I've hacked the gccgo to add basic generic (1-parametric polymorphic functions) to go.
If my proposal is completed, your data structures will be fully performant, work on any type and there will be NO code bloat (NO hidden code generation for different types like the go generate etc).

The go people said they will NOT work on adding generics to go.

Problem is due to ideological issues I'm afraid it probably won't be merged to the go language. This means if I finish this, and will be rejected, will need to fork go language (3 compilers) and compete with go language. So i will probably throw away the whole project. I will soon quit go

Side note: please look how generic algorithm e.g. arbitrary slice sort can be implemented by breaking the type system "escaping the google walled garden" using unsafe: https://github.com/gomacro/sort

If this is just a toy project, excuse me and, have fun.

Anlhord, I use interface{} when no methods are required of the object (queues, sets, etc) and an interface when I'm trying to make an ordered generic data structure, and usually that interface has a single method like Compare.

I've noticed a 5x performance hit (skiplist and B-trees are good cases) by using an interface as opposed to a more primitive type. You'll notice in the skiplist case that fetching an item by a position is quite a bit faster than by value even though the algorithm is nearly identical, and that difference is the fact that by position gets to compare uint64s while the interface has Compare called on it for every search. The difference is not minor. This is sad in the fact that there are a lot of cases where I may want a B-tree or skiplist to store ints or uints with optimal performance, but have to wrap them in an interface first.

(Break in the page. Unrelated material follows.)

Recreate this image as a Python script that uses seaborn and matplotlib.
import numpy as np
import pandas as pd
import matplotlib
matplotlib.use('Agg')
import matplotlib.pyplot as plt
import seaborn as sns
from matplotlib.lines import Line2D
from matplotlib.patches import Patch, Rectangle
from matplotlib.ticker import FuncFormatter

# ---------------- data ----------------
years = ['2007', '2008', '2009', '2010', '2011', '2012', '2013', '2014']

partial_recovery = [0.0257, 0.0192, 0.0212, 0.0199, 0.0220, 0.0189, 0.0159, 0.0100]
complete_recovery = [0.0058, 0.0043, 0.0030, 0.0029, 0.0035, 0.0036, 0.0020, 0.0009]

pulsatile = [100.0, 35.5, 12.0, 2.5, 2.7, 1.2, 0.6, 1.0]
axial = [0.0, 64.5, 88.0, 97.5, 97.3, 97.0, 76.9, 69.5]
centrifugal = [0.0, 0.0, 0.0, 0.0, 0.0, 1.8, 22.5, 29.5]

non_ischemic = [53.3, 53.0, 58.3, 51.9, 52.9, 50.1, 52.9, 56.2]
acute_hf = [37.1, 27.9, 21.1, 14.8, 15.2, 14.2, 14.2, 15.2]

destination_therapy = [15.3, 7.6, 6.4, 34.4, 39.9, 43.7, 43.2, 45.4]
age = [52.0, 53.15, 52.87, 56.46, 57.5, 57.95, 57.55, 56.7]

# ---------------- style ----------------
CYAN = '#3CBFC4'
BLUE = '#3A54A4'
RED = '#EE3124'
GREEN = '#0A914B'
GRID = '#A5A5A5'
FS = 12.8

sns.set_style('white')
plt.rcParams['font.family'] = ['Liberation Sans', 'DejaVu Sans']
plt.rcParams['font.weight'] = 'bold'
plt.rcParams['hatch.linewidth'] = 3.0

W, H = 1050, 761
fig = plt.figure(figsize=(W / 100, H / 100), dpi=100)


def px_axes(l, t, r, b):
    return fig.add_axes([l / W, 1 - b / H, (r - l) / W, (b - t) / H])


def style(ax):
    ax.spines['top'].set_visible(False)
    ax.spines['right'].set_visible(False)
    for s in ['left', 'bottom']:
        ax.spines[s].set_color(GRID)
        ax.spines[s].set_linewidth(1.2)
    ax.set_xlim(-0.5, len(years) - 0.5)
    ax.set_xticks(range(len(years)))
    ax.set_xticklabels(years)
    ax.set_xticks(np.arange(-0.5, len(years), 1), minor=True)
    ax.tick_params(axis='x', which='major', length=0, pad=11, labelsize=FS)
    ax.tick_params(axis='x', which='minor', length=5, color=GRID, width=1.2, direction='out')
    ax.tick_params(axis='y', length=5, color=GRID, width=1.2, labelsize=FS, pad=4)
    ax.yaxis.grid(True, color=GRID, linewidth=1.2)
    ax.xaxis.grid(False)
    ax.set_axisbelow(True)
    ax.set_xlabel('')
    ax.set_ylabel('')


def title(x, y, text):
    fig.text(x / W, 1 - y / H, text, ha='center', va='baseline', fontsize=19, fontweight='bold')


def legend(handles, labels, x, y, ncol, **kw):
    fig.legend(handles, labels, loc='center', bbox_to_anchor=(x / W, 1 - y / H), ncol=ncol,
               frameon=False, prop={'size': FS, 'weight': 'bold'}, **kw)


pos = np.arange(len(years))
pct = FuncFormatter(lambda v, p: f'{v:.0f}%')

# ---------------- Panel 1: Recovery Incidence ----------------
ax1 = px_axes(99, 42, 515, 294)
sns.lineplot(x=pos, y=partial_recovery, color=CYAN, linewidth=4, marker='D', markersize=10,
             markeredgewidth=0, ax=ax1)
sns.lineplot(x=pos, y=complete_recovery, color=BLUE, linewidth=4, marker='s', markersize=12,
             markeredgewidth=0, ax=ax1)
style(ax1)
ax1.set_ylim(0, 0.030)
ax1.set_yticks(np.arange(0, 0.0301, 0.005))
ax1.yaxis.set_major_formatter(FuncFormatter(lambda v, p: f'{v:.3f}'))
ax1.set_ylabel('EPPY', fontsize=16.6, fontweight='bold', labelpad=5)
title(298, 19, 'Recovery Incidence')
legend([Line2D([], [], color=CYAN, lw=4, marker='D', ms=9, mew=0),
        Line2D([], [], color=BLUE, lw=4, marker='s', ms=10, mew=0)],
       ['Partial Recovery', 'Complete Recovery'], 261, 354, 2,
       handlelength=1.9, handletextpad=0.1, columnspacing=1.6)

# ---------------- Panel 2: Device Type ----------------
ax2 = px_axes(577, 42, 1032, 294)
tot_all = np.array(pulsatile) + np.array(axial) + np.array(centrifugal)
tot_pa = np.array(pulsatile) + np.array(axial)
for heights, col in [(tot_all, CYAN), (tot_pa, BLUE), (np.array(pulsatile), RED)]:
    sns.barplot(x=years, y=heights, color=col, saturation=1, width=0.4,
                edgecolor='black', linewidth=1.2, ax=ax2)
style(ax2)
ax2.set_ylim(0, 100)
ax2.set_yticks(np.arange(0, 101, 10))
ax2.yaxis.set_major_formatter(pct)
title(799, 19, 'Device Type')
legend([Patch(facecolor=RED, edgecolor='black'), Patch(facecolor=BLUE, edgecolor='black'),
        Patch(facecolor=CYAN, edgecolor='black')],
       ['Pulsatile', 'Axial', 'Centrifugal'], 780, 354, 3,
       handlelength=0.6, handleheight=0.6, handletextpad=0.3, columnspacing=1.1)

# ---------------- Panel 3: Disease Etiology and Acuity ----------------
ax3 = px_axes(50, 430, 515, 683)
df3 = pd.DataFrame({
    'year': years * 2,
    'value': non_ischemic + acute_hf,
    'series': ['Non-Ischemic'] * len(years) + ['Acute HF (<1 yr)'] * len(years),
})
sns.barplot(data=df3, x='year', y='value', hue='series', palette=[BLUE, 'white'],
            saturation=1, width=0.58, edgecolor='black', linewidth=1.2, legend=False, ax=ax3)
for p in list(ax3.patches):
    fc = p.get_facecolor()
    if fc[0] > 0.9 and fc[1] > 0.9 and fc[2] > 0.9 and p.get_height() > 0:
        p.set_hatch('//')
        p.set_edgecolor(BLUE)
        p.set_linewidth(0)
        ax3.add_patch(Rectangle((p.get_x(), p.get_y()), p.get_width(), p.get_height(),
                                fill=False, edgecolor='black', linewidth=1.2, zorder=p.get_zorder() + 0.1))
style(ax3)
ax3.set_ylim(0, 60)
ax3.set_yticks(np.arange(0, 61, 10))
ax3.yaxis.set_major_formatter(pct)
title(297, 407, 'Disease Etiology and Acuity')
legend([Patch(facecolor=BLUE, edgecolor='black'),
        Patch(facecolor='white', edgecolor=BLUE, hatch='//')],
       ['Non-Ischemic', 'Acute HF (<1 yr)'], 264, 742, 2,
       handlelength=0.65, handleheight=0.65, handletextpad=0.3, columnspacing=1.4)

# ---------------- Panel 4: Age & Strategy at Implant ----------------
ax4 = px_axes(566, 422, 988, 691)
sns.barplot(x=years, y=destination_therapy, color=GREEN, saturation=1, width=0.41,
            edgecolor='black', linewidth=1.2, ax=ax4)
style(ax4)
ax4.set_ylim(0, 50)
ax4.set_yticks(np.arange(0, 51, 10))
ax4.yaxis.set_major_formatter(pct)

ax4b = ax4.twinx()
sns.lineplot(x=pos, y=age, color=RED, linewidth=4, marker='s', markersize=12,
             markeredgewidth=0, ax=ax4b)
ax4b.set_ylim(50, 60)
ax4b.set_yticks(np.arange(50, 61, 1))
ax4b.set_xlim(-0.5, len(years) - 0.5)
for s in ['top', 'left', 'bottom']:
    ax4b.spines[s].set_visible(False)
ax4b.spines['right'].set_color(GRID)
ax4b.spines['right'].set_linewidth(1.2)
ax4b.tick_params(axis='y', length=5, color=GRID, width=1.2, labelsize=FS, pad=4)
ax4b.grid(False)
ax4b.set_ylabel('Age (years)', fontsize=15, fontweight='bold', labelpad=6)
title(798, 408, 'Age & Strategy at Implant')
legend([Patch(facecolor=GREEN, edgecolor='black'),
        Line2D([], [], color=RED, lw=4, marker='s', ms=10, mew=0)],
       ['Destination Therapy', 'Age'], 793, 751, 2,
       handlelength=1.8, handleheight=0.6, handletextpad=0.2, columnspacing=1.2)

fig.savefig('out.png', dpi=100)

In nearly all my profiling now I see the interface methods pop up near the top of the list. I haven't traced the overhead completely, but I assume it involves two factors:

  1. Calling an interface method involves I2T calls in the runtime. Haven't looked to see what is involved with this method, but the overhead is certainly there.
  2. It really hurts when I'm trying to achieve better memory locality to reduce cache misses. By accepting interfaces, I've nearly guaranteed two cache misses for every comparison I believe, one to grab the object that's holding the concrete implementation's type and a pointer to the implementation and then another visit to actually grab the implementation. I may be wrong on this, but I believe cache thrashing is causing some of the overhead with interfaces.

For anyone using these data structures, if you need absolute performance I would recommend copying/pasting the implementations and using your specific type.

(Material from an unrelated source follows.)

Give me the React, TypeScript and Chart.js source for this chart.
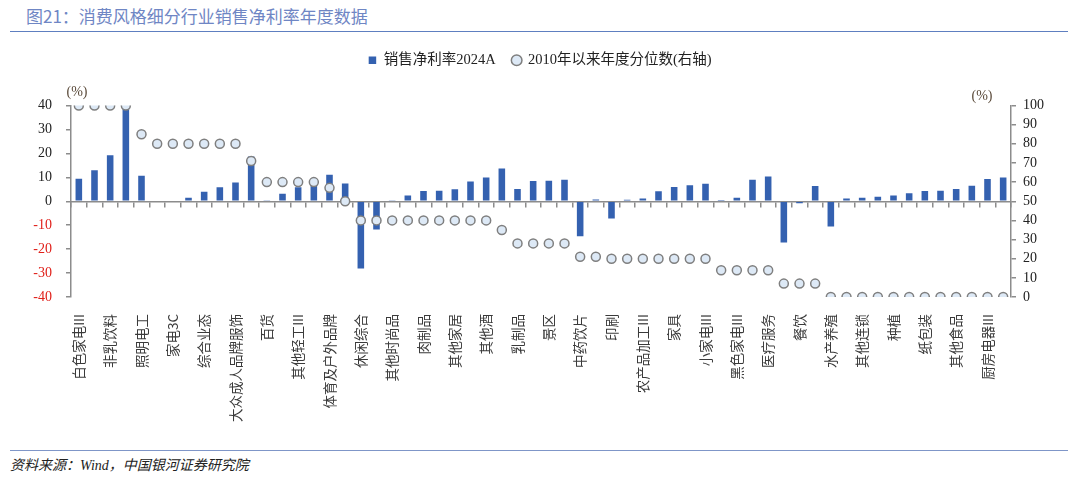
import React, { useEffect, useRef } from 'react';
import { Chart, registerables } from 'chart.js';

Chart.register(...registerables);

const categories: string[] = [
  '白色家电III', '', '非乳饮料', '', '照明电工', '', '家电3C', '', '综合业态', '',
  '大众成人品牌服饰', '', '百货', '', '其他轻工III', '', '体育及户外品牌', '', '休闲综合', '',
  '其他时尚品', '', '肉制品', '', '其他家居', '', '其他酒', '', '乳制品', '',
  '景区', '', '中药饮片', '', '印刷', '', '农产品加工III', '', '家具', '',
  '小家电III', '', '黑色家电III', '', '医疗服务', '', '餐饮', '', '水产养殖', '',
  '其他连锁', '', '种植', '', '纸包装', '', '其他食品', '', '厨房电器III', '',
];

const netMargin2024: number[] = [
  9.4, 12.9, 19.2, 39.2, 10.7, -0.3, 0.3, 1.5, 4.0, 5.8,
  7.8, 18.7, 0.2, 3.1, 5.8, 6.9, 11.1, 7.4, -28.1, -11.8,
  0.2, 2.4, 4.3, 4.4, 5.0, 8.3, 9.9, 13.7, 5.1, 8.5,
  8.6, 9.0, -14.6, 0.7, -7.2, 0.6, 1.2, 4.2, 6.0, 6.7,
  7.3, 0.1, 1.5, 9.0, 10.3, -17.2, -0.8, 6.4, -10.6, 1.1,
  1.5, 1.9, 2.4, 3.3, 4.3, 4.4, 5.1, 6.5, 9.3, 9.9,
];

const percentileSince2010: number[] = [
  100, 100, 100, 100, 85, 80, 80, 80, 80, 80,
  80, 71, 60, 60, 60, 60, 57, 50, 40, 40,
  40, 40, 40, 40, 40, 40, 40, 35, 28, 28,
  28, 28, 21, 21, 20, 20, 20, 20, 20, 20,
  20, 14, 14, 14, 14, 7, 7, 7, 0, 0,
  0, 0, 0, 0, 0, 0, 0, 0, 0, 0,
];

const leftTicks = { min: -40, max: 40, step: 10 };
const rightTicks = { min: 0, max: 100, step: 10 };

const BAR_COLOR = '#3461b0';
const AXIS_COLOR = '#8c8c8c';
const SERIF = "'Liberation Serif', 'Noto Sans CJK SC', serif";
const SANS = "'Noto Sans CJK SC', 'Noto Sans', sans-serif";

const unitPlugin = {
  id: 'unitLabels',
  afterDraw(chart: any) {
    const { ctx, chartArea } = chart;
    ctx.save();
    ctx.font = `14px ${SERIF}`;
    ctx.fillStyle = '#5a4a3a';
    ctx.textAlign = 'center';
    ctx.textBaseline = 'middle';
    ctx.fillText('(%)', chartArea.left + 6, chartArea.top - 13);
    ctx.fillText('(%)', chartArea.right - 29, chartArea.top - 9);
    ctx.restore();
  },
};

function ChartCanvas() {
  const ref = useRef<HTMLCanvasElement | null>(null);
  useEffect(() => {
    if (!ref.current) return;
    const chart = new Chart(ref.current, {
      type: 'bar',
      data: {
        labels: categories,
        datasets: [
          {
            type: 'bar',
            label: '销售净利率2024A',
            data: netMargin2024,
            backgroundColor: BAR_COLOR,
            borderWidth: 0,
            barPercentage: 0.42,
            categoryPercentage: 1,
            yAxisID: 'y',
            xAxisID: 'x',
            order: 1,
            pointStyle: 'rect',
          } as any,
          {
            type: 'line',
            label: '2010年以来年度分位数(右轴)',
            data: percentileSince2010,
            showLine: false,
            backgroundColor: '#dde9f6',
            borderColor: '#7f7f7f',
            pointBackgroundColor: '#dde9f6',
            pointBorderColor: '#7f7f7f',
            pointBorderWidth: 1.5,
            borderWidth: 1.5,
            pointRadius: 4.5,
            pointStyle: 'circle',
            yAxisID: 'y1',
            xAxisID: 'x',
            order: 0,
          } as any,
        ],
      },
      options: {
        animation: false,
        responsive: false,
        maintainAspectRatio: false,
        layout: { padding: 0 },
        plugins: {
          legend: {
            display: true,
            position: 'top',
            weight: 3000,
            labels: {
              usePointStyle: true,
              boxWidth: 8,
              boxHeight: 7.5,
              padding: 17,
              color: '#222',
              font: { family: SERIF, size: 14.5 },
              sort: (a: any, b: any) => a.datasetIndex - b.datasetIndex,
            },
          },
          title: {
            display: true,
            text: '',
            font: { size: 10, lineHeight: 1 },
            padding: { top: 0, bottom: 18 },
          },
          tooltip: { enabled: false },
        },
        scales: {
          x: {
            type: 'category',
            position: 'bottom',
            offset: true,
            grid: { display: false },
            border: { display: false },
            ticks: {
              autoSkip: false,
              minRotation: 90,
              maxRotation: 90,
              padding: 9,
              color: '#3a3a3a',
              font: { family: SANS, size: 13.5 },
            },
            afterFit: (s: any) => {
              s.height = 149;
            },
          },
          x2: {
            type: 'category',
            position: { y: 0 } as any,
            offset: true,
            grid: {
              offset: true,
              drawOnChartArea: false,
              drawTicks: true,
              tickLength: 5,
              color: AXIS_COLOR,
              lineWidth: 1.5,
            },
            border: { display: true, color: AXIS_COLOR, width: 1.5 },
            ticks: { display: false, autoSkip: false },
          },
          y: {
            type: 'linear',
            position: 'left',
            min: leftTicks.min,
            max: leftTicks.max,
            grid: {
              drawOnChartArea: false,
              drawTicks: true,
              tickLength: 5,
              color: AXIS_COLOR,
              lineWidth: 1.5,
            },
            border: { display: true, color: AXIS_COLOR, width: 1.5 },
            ticks: {
              stepSize: leftTicks.step,
              autoSkip: false,
              padding: 14,
              font: { family: SERIF, size: 14 },
              color: (c: any) => (c.tick && c.tick.value < 0 ? '#e0201a' : '#222'),
            },
            afterFit: (s: any) => {
              s.width = 71;
            },
          },
          y1: {
            type: 'linear',
            position: 'right',
            min: rightTicks.min,
            max: rightTicks.max,
            grid: {
              drawOnChartArea: false,
              drawTicks: true,
              tickLength: 5,
              color: AXIS_COLOR,
              lineWidth: 1.5,
            },
            border: { display: true, color: AXIS_COLOR, width: 1.5 },
            ticks: {
              stepSize: rightTicks.step,
              autoSkip: false,
              padding: 7,
              font: { family: SERIF, size: 14 },
              color: '#222',
            },
            afterFit: (s: any) => {
              s.width = 69;
            },
          },
        },
      } as any,
      plugins: [unitPlugin],
    });
    return () => chart.destroy();
  }, []);
  return (
    <canvas
      ref={ref}
      width={1080}
      height={410}
      style={{ position: 'absolute', left: 0, top: 36, width: 1080, height: 410 }}
    />
  );
}

export default function App() {
  return (
    <div
      style={{
        position: 'absolute',
        left: 0,
        top: 0,
        width: 1080,
        height: 480,
        background: '#ffffff',
        overflow: 'hidden',
      }}
    >
      <div
        style={{
          position: 'absolute',
          left: 26,
          top: 4,
          fontFamily: SANS,
          fontSize: 17,
          color: '#6f86c4',
          lineHeight: '24px',
          whiteSpace: 'nowrap',
        }}
      >
        图21：消费风格细分行业销售净利率年度数据
      </div>
      <div
        style={{
          position: 'absolute',
          left: 10,
          top: 31,
          width: 1058,
          height: 0,
          borderTop: '1.5px solid #5e7fc0',
        }}
      />
      <ChartCanvas />
      <div
        style={{
          position: 'absolute',
          left: 10,
          top: 450,
          width: 1058,
          height: 0,
          borderTop: '1.5px solid #7f96c8',
        }}
      />
      <div
        style={{
          position: 'absolute',
          left: 10,
          top: 455,
          fontFamily: SERIF,
          fontStyle: 'italic',
          fontSize: 14,
          color: '#222',
          lineHeight: '22px',
          whiteSpace: 'nowrap',
        }}
      >
        资料来源：Wind，中国银河证券研究院
      </div>
    </div>
  );
}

If I could get generics in Go I would be forever grateful to you. I really think performance here could be greatly improved and a lot of code could be simplified.

As for myself, I use a lot of these datastructures in my own (and my company's) projects but I'm really tired of knowing that performance is not all it could be. I'm finishing up the concurrent B-tree (PALM) and then I think I'm going to start porting some of these over to Rust to see what the differential is. If it is significant, I'll probably end up porting the whole repo and dedicate myself to that language.

Given the positive reply, let me show you what I currently have:
http://our-gol-842.appspot.com/p/ePsSIabncM

This is a linked list demo:
http://our-gol-842.appspot.com/p/5MMZpov8UH

I don't yet have a working generic slice , e.g. a [] type object.

Use copy and paste?

@anlhord A go generate tool could be used to output each algorithm in this repository optimized for the specified type being targeted which would alleviate the performance issues described by @dustinhiatt-wf. Of course you could copy and paste the code and change it to your needs, but then any time the algorithm is further changed (bug fixes, optimizations), you could have to manually make the changes.

That being said I do not know how much work it would require to write this tool to accommodate various types for each algorithm. Nonetheless I wanted to pass along the idea.

commented

@bruth you might want to checkout gen. It is a tool for this job.

Closing as stale; the discussion seems to have moved elsewhere.